### Supplied data ###

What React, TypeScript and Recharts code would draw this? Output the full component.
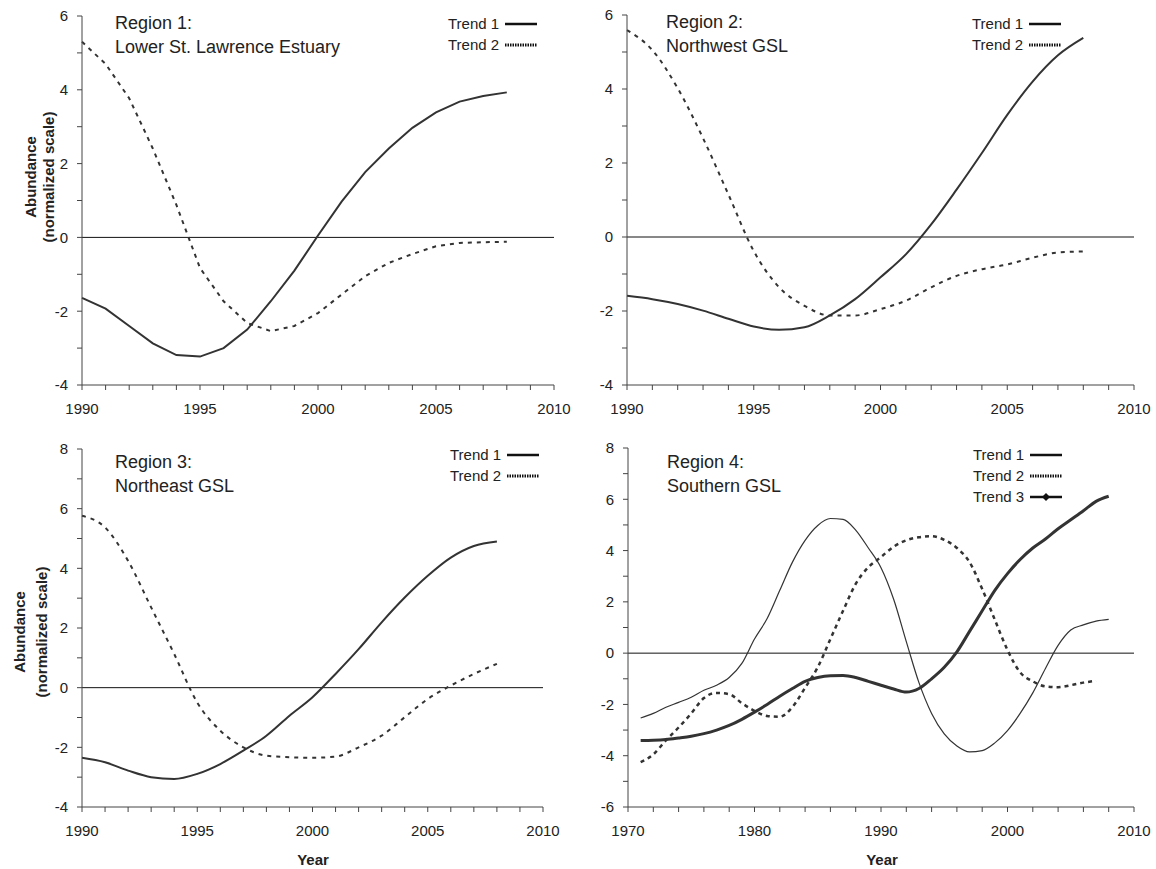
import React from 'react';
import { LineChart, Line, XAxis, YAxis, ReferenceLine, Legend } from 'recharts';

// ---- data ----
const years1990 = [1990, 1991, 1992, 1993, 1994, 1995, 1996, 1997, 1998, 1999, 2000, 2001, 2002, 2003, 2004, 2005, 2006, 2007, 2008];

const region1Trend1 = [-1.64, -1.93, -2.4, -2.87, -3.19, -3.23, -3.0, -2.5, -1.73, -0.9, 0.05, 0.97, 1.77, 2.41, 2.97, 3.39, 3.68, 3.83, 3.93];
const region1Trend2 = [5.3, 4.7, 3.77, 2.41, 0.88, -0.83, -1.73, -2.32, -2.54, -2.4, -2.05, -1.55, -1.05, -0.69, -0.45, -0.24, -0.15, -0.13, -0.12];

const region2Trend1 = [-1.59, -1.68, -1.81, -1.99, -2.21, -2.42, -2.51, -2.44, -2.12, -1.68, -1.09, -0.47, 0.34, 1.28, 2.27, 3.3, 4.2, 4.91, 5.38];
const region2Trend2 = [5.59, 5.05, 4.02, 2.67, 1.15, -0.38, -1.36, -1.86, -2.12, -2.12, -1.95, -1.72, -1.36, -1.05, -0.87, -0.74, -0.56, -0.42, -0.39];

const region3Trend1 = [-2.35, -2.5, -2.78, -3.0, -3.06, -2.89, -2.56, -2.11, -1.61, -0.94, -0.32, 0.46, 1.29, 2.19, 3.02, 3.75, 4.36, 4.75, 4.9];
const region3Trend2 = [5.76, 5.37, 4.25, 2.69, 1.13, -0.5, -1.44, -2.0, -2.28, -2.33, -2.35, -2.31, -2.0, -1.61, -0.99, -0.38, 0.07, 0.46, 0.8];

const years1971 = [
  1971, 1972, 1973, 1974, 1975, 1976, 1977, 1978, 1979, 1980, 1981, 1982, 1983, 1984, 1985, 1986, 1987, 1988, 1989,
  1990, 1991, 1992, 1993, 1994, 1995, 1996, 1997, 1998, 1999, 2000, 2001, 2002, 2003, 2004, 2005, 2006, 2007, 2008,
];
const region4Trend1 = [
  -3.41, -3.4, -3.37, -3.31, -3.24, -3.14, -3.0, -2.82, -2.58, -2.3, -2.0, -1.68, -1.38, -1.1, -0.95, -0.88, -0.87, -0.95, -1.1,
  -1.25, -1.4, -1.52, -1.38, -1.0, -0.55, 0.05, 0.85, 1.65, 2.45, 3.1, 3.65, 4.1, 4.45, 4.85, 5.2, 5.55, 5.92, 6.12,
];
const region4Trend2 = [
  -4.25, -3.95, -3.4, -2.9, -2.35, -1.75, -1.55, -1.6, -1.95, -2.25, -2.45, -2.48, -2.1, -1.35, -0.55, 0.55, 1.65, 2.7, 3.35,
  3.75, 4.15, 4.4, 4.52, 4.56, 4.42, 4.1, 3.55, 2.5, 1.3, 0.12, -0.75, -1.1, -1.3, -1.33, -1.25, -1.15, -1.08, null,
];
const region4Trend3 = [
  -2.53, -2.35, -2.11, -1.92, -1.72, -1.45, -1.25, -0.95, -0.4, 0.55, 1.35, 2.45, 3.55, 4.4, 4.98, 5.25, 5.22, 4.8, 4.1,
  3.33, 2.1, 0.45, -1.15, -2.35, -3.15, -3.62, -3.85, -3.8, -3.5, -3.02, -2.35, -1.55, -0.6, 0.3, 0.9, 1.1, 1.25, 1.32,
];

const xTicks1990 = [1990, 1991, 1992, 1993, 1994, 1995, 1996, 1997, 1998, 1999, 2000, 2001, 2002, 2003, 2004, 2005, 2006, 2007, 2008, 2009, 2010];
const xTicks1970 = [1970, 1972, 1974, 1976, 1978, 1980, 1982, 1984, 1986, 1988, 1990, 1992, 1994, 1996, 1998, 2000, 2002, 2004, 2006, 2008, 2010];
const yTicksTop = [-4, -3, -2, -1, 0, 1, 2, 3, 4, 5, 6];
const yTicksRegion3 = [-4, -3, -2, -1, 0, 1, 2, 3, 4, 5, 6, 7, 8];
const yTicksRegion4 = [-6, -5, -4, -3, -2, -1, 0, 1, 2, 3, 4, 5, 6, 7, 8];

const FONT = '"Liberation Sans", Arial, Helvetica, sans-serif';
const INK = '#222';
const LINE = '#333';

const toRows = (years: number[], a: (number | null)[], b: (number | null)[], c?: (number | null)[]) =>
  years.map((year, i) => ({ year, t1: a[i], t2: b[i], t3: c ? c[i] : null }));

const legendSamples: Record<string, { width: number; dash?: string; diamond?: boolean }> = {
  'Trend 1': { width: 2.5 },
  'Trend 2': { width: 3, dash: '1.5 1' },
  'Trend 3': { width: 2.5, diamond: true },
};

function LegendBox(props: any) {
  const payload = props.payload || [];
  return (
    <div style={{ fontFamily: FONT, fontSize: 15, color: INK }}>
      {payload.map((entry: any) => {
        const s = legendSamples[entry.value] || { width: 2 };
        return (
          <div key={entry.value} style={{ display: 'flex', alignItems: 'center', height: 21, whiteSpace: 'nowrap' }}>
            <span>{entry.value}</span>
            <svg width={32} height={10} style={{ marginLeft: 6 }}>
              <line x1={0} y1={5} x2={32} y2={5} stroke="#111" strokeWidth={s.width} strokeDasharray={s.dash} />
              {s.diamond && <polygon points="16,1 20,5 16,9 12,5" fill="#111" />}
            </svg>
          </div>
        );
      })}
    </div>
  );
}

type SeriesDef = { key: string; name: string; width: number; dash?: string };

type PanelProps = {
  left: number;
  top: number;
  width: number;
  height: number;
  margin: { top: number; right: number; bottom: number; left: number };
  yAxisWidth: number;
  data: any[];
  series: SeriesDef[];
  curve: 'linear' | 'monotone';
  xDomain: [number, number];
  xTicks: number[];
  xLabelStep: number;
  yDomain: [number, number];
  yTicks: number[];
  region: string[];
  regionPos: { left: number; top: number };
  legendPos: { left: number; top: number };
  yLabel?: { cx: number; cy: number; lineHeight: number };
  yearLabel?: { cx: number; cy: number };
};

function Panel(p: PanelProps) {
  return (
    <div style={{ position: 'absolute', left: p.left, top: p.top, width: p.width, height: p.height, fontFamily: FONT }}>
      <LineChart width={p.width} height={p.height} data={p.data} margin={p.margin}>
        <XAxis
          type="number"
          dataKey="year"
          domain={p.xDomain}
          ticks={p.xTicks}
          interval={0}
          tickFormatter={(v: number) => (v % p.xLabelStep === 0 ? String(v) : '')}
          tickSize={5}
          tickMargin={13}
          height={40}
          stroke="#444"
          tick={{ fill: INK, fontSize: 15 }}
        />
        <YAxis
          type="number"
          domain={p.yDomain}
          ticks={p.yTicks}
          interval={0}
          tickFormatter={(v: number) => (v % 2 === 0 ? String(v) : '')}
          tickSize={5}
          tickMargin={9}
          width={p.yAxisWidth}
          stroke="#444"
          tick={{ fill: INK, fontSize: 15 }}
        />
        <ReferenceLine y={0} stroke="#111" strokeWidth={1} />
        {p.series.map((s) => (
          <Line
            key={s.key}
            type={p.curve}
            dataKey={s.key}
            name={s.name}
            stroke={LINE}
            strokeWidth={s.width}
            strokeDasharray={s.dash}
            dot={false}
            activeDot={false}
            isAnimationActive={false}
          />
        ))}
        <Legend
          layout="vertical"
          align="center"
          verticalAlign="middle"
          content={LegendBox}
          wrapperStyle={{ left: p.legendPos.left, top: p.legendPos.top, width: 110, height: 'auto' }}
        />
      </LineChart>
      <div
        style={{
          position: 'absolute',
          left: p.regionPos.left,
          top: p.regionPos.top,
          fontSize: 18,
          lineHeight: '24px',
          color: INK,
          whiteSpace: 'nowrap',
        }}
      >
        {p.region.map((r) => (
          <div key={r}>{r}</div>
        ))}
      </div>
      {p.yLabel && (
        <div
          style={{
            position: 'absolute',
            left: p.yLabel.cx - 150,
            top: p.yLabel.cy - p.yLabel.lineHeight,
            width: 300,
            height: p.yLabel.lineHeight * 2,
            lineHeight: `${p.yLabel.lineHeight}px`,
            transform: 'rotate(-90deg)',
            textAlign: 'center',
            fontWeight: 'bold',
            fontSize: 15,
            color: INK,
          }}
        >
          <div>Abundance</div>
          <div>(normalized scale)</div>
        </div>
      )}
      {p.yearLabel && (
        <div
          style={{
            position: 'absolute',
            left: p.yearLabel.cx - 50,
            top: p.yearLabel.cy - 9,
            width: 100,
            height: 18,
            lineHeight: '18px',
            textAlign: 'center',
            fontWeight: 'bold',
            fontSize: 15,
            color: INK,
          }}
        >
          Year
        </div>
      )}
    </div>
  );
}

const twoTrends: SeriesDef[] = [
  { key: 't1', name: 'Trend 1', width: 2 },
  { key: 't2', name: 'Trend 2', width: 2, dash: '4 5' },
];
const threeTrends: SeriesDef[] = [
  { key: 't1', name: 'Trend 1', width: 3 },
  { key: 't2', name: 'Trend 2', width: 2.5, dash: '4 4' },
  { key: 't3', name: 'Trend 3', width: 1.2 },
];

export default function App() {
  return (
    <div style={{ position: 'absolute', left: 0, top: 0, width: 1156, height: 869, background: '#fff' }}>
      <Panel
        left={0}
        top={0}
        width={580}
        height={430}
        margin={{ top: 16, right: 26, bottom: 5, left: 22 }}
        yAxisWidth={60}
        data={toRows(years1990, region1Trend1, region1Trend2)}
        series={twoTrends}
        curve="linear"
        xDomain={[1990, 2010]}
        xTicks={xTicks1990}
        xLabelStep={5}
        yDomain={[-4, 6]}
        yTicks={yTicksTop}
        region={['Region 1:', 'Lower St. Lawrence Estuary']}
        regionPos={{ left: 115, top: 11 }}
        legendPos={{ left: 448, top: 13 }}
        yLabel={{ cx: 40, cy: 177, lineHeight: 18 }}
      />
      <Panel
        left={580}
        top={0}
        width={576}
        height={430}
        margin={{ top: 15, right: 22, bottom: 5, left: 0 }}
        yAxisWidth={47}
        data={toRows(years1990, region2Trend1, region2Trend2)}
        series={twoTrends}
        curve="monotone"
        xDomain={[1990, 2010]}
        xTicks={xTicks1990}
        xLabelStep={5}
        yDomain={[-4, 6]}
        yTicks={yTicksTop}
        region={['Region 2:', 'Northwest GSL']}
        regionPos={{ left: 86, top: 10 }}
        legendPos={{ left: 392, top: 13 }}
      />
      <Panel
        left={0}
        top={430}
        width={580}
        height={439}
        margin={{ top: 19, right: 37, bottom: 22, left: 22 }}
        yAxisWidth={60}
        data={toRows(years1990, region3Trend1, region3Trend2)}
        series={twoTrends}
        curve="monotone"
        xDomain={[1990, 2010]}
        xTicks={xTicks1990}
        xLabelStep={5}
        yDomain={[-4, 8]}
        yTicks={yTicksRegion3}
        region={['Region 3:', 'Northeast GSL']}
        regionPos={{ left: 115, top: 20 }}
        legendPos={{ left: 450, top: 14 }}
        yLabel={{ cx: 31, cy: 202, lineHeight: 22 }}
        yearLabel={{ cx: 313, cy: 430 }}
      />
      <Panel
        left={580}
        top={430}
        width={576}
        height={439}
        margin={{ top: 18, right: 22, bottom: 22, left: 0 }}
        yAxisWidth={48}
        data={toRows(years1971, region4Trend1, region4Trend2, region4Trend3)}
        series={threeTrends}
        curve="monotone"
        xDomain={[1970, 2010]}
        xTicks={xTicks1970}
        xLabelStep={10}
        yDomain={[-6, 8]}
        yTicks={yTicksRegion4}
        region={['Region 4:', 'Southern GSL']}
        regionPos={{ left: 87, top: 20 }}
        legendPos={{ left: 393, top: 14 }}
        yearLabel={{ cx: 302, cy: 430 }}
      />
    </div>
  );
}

###

■ **Short task**
Reproduce the data above word for word from its first line through the line that holds "YAxis, ReferenceLine, Legend", both ends included; skip pictures.

■ **Output for this exercise**
What React, TypeScript and Recharts code would draw this? Output the full component.
import React from 'react';
import { LineChart, Line, XAxis, YAxis, ReferenceLine, Legend } from 'recharts';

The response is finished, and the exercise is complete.